Der inszenierte Prophet
Prophet, Seher, Gesellschaftsanalytiker? Die deutsche Presseresonanz zum neuen Roman "Serotonin" des französischen Autors Michel Houellebecq sei sehr stark mit der PR-Politik seines Verlages verknüpft, kritisiert der Romanist Markus Messling.
Heute erscheint das neue Buch des französischen Schriftstellers Michel Houellebecq in Deutschland. "Serotonin" heißt es. Der Protagonist reist darin ins wirtschaftliche Elend der französischen Provinz.
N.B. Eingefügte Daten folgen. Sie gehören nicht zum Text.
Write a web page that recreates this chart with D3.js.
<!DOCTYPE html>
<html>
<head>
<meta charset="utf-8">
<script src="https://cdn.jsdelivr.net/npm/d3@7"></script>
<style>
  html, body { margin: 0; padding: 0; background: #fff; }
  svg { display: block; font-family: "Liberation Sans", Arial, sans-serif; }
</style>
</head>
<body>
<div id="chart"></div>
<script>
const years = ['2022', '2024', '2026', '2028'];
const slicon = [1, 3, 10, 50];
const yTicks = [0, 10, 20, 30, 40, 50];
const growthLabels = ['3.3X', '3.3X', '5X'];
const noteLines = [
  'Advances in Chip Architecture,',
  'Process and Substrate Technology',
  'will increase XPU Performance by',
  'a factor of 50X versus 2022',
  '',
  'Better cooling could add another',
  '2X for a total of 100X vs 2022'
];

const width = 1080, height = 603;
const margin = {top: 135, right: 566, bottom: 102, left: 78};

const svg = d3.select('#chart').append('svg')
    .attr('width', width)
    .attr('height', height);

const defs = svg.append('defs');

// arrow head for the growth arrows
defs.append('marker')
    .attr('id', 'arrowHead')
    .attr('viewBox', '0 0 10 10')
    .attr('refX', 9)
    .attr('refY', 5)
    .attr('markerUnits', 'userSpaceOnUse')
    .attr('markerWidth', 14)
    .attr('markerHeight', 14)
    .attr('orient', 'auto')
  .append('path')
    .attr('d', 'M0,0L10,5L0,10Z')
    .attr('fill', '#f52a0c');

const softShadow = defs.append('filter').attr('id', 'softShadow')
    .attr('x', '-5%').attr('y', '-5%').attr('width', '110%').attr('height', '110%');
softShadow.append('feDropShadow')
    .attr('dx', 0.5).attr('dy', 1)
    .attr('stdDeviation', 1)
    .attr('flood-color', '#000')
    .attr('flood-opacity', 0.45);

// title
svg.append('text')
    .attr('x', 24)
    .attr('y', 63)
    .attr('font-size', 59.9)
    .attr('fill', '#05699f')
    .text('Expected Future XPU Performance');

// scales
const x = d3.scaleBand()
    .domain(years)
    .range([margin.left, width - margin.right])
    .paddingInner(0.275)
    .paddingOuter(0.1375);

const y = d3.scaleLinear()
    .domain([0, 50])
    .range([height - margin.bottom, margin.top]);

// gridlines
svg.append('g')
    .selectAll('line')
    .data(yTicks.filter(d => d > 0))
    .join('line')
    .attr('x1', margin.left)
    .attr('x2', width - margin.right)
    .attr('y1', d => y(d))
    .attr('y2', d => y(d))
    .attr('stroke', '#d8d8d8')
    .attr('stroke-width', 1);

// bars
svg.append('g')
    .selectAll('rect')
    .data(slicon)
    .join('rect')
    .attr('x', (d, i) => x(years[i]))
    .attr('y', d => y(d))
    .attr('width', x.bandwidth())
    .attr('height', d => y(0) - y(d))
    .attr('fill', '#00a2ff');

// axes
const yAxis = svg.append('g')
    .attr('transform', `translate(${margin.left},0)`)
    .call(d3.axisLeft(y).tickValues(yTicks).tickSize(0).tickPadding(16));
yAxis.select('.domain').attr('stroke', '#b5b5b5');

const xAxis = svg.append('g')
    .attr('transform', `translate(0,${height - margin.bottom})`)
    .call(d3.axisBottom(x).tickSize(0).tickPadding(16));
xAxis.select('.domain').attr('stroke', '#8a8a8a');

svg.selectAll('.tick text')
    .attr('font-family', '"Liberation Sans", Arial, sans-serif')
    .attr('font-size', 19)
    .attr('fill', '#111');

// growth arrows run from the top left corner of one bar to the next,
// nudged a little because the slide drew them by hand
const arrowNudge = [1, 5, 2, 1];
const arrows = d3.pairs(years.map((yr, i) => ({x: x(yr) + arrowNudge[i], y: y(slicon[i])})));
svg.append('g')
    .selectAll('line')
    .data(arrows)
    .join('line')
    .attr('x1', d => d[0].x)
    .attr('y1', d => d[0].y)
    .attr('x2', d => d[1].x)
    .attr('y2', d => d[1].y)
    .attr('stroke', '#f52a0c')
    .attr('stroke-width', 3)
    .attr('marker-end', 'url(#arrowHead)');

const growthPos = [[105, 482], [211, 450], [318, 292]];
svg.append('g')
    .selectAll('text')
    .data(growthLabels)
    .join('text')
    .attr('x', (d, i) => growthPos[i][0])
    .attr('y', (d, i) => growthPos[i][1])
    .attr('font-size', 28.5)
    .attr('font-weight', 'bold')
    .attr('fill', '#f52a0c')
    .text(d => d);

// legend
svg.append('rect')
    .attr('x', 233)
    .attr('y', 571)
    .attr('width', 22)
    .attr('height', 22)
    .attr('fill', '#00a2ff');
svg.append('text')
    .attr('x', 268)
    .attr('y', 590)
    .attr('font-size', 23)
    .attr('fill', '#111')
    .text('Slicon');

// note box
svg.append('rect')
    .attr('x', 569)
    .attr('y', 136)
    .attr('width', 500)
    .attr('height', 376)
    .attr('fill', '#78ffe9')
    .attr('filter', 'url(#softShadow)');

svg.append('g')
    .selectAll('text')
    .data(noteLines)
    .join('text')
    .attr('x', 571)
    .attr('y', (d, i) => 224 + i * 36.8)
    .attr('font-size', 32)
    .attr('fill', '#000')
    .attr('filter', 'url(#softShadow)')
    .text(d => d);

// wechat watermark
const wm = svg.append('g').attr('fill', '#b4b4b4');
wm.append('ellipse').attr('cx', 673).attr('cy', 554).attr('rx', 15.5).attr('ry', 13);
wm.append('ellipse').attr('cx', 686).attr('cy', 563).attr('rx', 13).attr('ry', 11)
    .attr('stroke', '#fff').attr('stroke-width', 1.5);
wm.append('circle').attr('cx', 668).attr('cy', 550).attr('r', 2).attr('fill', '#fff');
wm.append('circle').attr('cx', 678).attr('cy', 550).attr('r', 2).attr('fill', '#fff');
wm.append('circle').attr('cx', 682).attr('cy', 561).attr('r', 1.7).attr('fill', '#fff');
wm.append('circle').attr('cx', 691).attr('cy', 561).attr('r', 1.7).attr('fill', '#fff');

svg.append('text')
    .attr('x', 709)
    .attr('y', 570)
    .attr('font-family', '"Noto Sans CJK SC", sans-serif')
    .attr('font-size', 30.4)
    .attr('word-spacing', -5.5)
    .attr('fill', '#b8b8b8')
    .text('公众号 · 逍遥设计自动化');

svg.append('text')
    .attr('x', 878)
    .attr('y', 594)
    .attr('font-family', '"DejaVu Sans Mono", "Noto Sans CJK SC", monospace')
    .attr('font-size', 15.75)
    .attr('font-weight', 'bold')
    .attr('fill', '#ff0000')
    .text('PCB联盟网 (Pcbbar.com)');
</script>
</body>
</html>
Und wieder wird der Autor als Prophet politischer Entwicklungen gefeiert, in diesem Fall der massiven Straßenproteste der gelbe Westen tragenden Demonstranten in Frankreich.
Dieses Presseecho, das den Schriftsteller als politischen Seher stilisiere, sei insbesondere in den deutschen Medien zu finden, kritisiert der Berliner Romanist Markus Messling. Er selbst halte es für "maßlos übertrieben".
"Autor, mit dem sich viel Geld verdienen lässt"
Zudem sei es sehr stark mit der PR-Politik des französischem Verlags Flammarion verknüpft. Dieser inszeniere das Erscheinen der Romane Houellebecqs seit Jahren als politische Ereignisse.
"Man darf nicht vergessen, dass - trotz aller Kapitalismuskritik - Houellebecq der Autor ist, mit dem sich noch richtig viel Geld verdienen lässt. Je mehr Aura, desto besser fürs Geschäft", kommentiert Messling. Allzu erstaunlich seien dessen Voraussagungen im Übrigen nicht.
Natürlich sei beispielsweise das Erscheinen des Romans "Unterwerfung" am 7. Januar 2015 mit dem islamistisch motivierten Terroranschlag auf die französische Satire-Zeitschrift Charlie Hebdo "eine wahnsinnig tragische Koinzidenz", die die Polarisierung Frankreichs schlagartig gezeigt habe. Dies sei aber "bloßer Zufall".
Auch die Straßenproteste der Bauern in Frankreich hätten eine lange Geschichte und ihre Verbindung mit dem Aufruhr der "frustrierten Unterschichten" sei nicht wirklich etwas Neues.
"Intellektuelle Stimme" der Bewegung
Messling machte deutlich, dass Houellebecq als Schriftsteller in der Tradition des Gesellschaftsromans weniger für eine "sozialpolitische Analyse" als vielmehr für eine "Politik der Gefühle" stehe. Mehr noch: Houellebecq sei nicht "Prophet", sondern "intellektuelle Stimme" der Bewegung.
"Ich glaube, dass Houellebecq seit vielen, vielen Jahren eben diese Verelendung und vor allen Dingen auch das seelische Leid im Neoliberalismus natürlich glänzend seziert, aber auch mit einer ganz bestimmten politischen Stoßrichtung", meint Messling.
Houellebecq bediene sich einer "Ästhetik, in der im Grunde alles deterministisch in den Abgrund rollt". Bei ihm gebe es "kein Entrinnen aus dieser materialistischen Moderne, aus dieser Gesellschaft, die sich immer mehr vom Menschen verabschiedet".
Seine politischen Positionen, die sich auch ästhetisch seit langem bei ihm fänden, kreisten dabei um einen christlich-abendländischen Kulturbegriff, um Souveränismus, einen bestimmten Begriff des Volkes, um Nationalismus sowie eine Verachtung der EU und Antiparlamentarismus.